Dans une dégustation verticale de Pétrus qui a fait date, à parité avec l’exceptionnel millésime 1966. Voluptueux, proche d’un bourgogne dans son caractère. Rondeur soulignée par de superbes vagues fruitées. Comment ne pas faire de ce vin votre favori ? Monumental.
1966 (DÉGUSTÉ PAR GD EN 1999).
À égalité avec le millésime 1964. Pérenne, linéaire, élégant et pur. Avec un fruit qui n’est pas encore entièrement développé. Longueur exceptionnelle. Monumental.
1970 (DÉGUSTÉ PAR GD EN 1999).
Charnu et généreux. D’une belle ampleur en bouche. Superbe. Grand vin.
1973 (DÉGUSTÉ PAR JK EN 2013).
Comment Pétrus y est-il parvenu ? Avec un millésime désastreux à travers tout le Bordelais qui a produit de pauvres vins, il charme par des tanins désormais entièrement déployés et un fruit d’une belle vivacité. S’il n’est pas inoubliable, il réjouit néanmoins le palais.
1975 (DÉGUSTÉ PAR JK ET GD EN 2013).
Surprenant. Une robe pourpre intense sans aucune nuance de brique. Dense et puissant avec des vagues de cassis, soulignées par des accents minéraux et des notes de chocolat. Il prend appui sur une structure sous-jacente. Grand vin. De l’avis des dégustateurs, le meilleur bordeaux du millésime.
1978 (DÉGUSTÉ PAR GD EN 1999).
Proche d’un médoc par son caractère, moins riche que le millésime 1975. Lors de récentes dégustations, ce vin a gagné en substance et en richesse.
1986 (DÉGUSTÉ PAR JK ET GD EN 1989).
Dégustation à l’aveugle avec un Pomerol de 1986. Ferme et troublant dans sa jeunesse. Pas aussi charnu que les millésimes 1989 ou 1990, mais assurément un vin appelé à prendre de l’âge. En attente de sa maturation complète.
1989 (DÉGUSTÉ PAR GD EN 1999).
Un vin dense, substantiel, structuré. Notes de fruits doux.
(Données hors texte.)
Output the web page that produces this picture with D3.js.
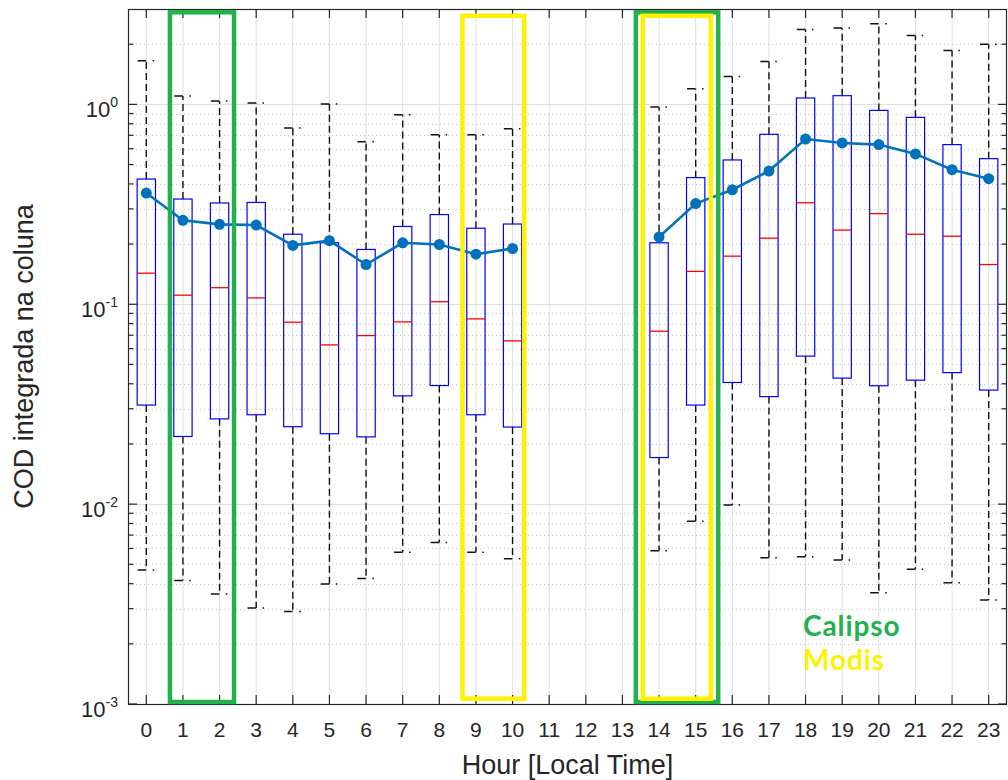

Un vin prometteur, destiné à se bonifier.
1990 (DÉGUSTÉ PAR GD EN 1999).
Diplomatique, racé, gouleyant. Séduisant avec des tanins superbement mûrs. Il sera surpassé à long terme par le millésime 1989, mais possède une longueur d’avance dans son jeune âge. Monumental.
1993 (DÉGUSTÉ PAR GD EN 1999).
Moins concentré que le millésime 1990. Équilibré et entier comme le millésime 1990, mais dans une plus faible amplitude. Tanins ronds et charnus. Un vin surprenant pour un millésime peu considéré.
2012 (DÉGUSTÉ PAR JK EN 2013).
Remarquable. Étonnamment ouvert et accessible. Couleur pourpre sombre avec un nez de mûres. Texture à la consistance affirmée soulignée par des notes de groseilles. Tanins parfaitement mûrs et pleins. Somptueux final.